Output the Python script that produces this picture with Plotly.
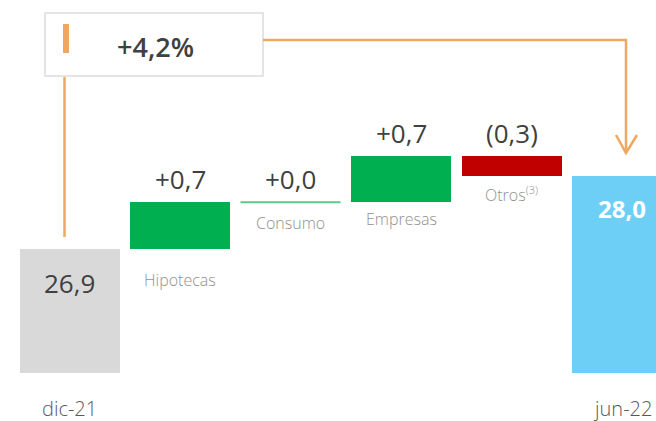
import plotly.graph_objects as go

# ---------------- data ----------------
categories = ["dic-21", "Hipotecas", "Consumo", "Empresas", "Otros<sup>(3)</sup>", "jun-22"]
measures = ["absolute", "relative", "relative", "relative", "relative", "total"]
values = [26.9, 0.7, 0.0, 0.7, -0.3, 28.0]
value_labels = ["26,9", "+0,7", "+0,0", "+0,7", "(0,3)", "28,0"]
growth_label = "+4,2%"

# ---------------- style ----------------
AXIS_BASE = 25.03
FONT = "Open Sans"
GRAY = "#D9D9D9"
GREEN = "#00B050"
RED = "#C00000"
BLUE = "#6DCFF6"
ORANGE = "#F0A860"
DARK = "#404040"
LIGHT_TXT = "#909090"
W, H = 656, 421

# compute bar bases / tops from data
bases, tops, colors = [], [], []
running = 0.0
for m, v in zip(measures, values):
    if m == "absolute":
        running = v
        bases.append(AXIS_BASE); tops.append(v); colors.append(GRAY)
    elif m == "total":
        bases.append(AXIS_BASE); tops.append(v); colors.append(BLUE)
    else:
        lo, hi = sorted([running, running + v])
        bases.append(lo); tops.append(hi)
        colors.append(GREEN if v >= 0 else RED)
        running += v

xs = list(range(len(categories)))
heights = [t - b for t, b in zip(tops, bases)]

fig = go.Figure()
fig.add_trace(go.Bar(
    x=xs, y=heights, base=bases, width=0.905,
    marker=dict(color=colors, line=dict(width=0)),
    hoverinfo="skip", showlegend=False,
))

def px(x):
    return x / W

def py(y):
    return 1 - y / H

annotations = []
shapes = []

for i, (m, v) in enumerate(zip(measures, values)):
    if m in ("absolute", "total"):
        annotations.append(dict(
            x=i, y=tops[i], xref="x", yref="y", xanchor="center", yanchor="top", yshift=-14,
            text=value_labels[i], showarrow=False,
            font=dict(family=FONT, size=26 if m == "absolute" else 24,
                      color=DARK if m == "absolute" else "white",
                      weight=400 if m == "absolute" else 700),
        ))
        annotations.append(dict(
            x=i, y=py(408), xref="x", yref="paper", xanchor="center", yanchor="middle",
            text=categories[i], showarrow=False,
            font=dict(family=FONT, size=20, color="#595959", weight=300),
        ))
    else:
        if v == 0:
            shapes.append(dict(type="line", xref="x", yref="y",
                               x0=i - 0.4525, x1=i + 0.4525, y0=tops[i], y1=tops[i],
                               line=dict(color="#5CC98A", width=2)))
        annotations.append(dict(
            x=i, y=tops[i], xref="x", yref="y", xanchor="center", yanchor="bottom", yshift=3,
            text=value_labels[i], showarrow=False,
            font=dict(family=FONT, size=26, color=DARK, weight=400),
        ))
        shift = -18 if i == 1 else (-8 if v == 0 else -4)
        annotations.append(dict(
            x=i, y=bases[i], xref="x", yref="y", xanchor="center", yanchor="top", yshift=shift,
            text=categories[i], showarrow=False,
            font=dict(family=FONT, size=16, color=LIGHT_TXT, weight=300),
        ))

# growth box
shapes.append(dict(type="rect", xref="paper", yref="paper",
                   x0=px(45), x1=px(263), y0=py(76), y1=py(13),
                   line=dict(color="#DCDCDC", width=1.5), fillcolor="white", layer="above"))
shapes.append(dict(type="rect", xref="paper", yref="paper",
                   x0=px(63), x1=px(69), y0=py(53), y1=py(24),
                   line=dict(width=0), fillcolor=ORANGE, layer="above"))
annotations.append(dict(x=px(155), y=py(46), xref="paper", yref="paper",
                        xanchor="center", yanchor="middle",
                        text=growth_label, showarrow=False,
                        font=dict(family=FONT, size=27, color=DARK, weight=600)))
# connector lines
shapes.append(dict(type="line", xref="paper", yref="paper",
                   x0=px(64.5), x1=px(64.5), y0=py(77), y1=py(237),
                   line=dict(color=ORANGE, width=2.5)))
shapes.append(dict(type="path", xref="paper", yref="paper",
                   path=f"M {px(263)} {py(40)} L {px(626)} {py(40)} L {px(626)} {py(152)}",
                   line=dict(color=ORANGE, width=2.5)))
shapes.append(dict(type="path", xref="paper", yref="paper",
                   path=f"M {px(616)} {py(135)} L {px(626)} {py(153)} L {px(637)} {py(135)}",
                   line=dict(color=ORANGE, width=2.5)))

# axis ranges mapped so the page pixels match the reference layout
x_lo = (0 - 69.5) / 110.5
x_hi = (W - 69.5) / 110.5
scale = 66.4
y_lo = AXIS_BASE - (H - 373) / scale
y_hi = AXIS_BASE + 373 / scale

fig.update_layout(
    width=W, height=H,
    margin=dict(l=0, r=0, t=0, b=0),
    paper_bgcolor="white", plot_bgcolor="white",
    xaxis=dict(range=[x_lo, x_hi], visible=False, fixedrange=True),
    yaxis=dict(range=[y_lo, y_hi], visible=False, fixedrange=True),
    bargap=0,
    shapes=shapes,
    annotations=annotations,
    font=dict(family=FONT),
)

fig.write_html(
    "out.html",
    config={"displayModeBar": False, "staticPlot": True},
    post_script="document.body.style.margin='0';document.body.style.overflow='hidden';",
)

▶ [Problem to solve]
Give the data above again in full and unchanged, skipping the pictures.

▶ [Exercise output]
Output the Python script that produces this picture with Plotly.
import plotly.graph_objects as go

# ---------------- data ----------------
categories = ["dic-21", "Hipotecas", "Consumo", "Empresas", "Otros<sup>(3)</sup>", "jun-22"]
measures = ["absolute", "relative", "relative", "relative", "relative", "total"]
values = [26.9, 0.7, 0.0, 0.7, -0.3, 28.0]
value_labels = ["26,9", "+0,7", "+0,0", "+0,7", "(0,3)", "28,0"]
growth_label = "+4,2%"

# ---------------- style ----------------
AXIS_BASE = 25.03
FONT = "Open Sans"
GRAY = "#D9D9D9"
GREEN = "#00B050"
RED = "#C00000"
BLUE = "#6DCFF6"
ORANGE = "#F0A860"
DARK = "#404040"
LIGHT_TXT = "#909090"
W, H = 656, 421

# compute bar bases / tops from data
bases, tops, colors = [], [], []
running = 0.0
for m, v in zip(measures, values):
    if m == "absolute":
        running = v
        bases.append(AXIS_BASE); tops.append(v); colors.append(GRAY)
    elif m == "total":
        bases.append(AXIS_BASE); tops.append(v); colors.append(BLUE)
    else:
        lo, hi = sorted([running, running + v])
        bases.append(lo); tops.append(hi)
        colors.append(GREEN if v >= 0 else RED)
        running += v

xs = list(range(len(categories)))
heights = [t - b for t, b in zip(tops, bases)]

fig = go.Figure()
fig.add_trace(go.Bar(
    x=xs, y=heights, base=bases, width=0.905,
    marker=dict(color=colors, line=dict(width=0)),
    hoverinfo="skip", showlegend=False,
))

def px(x):
    return x / W

def py(y):
    return 1 - y / H

annotations = []
shapes = []

for i, (m, v) in enumerate(zip(measures, values)):
    if m in ("absolute", "total"):
        annotations.append(dict(
            x=i, y=tops[i], xref="x", yref="y", xanchor="center", yanchor="top", yshift=-14,
            text=value_labels[i], showarrow=False,
            font=dict(family=FONT, size=26 if m == "absolute" else 24,
                      color=DARK if m == "absolute" else "white",
                      weight=400 if m == "absolute" else 700),
        ))
        annotations.append(dict(
            x=i, y=py(408), xref="x", yref="paper", xanchor="center", yanchor="middle",
            text=categories[i], showarrow=False,
            font=dict(family=FONT, size=20, color="#595959", weight=300),
        ))
    else:
        if v == 0:
            shapes.append(dict(type="line", xref="x", yref="y",
                               x0=i - 0.4525, x1=i + 0.4525, y0=tops[i], y1=tops[i],
                               line=dict(color="#5CC98A", width=2)))
        annotations.append(dict(
            x=i, y=tops[i], xref="x", yref="y", xanchor="center", yanchor="bottom", yshift=3,
            text=value_labels[i], showarrow=False,
            font=dict(family=FONT, size=26, color=DARK, weight=400),
        ))
        shift = -18 if i == 1 else (-8 if v == 0 else -4)
        annotations.append(dict(
            x=i, y=bases[i], xref="x", yref="y", xanchor="center", yanchor="top", yshift=shift,
            text=categories[i], showarrow=False,
            font=dict(family=FONT, size=16, color=LIGHT_TXT, weight=300),
        ))

# growth box
shapes.append(dict(type="rect", xref="paper", yref="paper",
                   x0=px(45), x1=px(263), y0=py(76), y1=py(13),
                   line=dict(color="#DCDCDC", width=1.5), fillcolor="white", layer="above"))
shapes.append(dict(type="rect", xref="paper", yref="paper",
                   x0=px(63), x1=px(69), y0=py(53), y1=py(24),
                   line=dict(width=0), fillcolor=ORANGE, layer="above"))
annotations.append(dict(x=px(155), y=py(46), xref="paper", yref="paper",
                        xanchor="center", yanchor="middle",
                        text=growth_label, showarrow=False,
                        font=dict(family=FONT, size=27, color=DARK, weight=600)))
# connector lines
shapes.append(dict(type="line", xref="paper", yref="paper",
                   x0=px(64.5), x1=px(64.5), y0=py(77), y1=py(237),
                   line=dict(color=ORANGE, width=2.5)))
shapes.append(dict(type="path", xref="paper", yref="paper",
                   path=f"M {px(263)} {py(40)} L {px(626)} {py(40)} L {px(626)} {py(152)}",
                   line=dict(color=ORANGE, width=2.5)))
shapes.append(dict(type="path", xref="paper", yref="paper",
                   path=f"M {px(616)} {py(135)} L {px(626)} {py(153)} L {px(637)} {py(135)}",
                   line=dict(color=ORANGE, width=2.5)))

# axis ranges mapped so the page pixels match the reference layout
x_lo = (0 - 69.5) / 110.5
x_hi = (W - 69.5) / 110.5
scale = 66.4
y_lo = AXIS_BASE - (H - 373) / scale
y_hi = AXIS_BASE + 373 / scale

fig.update_layout(
    width=W, height=H,
    margin=dict(l=0, r=0, t=0, b=0),
    paper_bgcolor="white", plot_bgcolor="white",
    xaxis=dict(range=[x_lo, x_hi], visible=False, fixedrange=True),
    yaxis=dict(range=[y_lo, y_hi], visible=False, fixedrange=True),
    bargap=0,
    shapes=shapes,
    annotations=annotations,
    font=dict(family=FONT),
)

fig.write_html(
    "out.html",
    config={"displayModeBar": False, "staticPlot": True},
    post_script="document.body.style.margin='0';document.body.style.overflow='hidden';",
)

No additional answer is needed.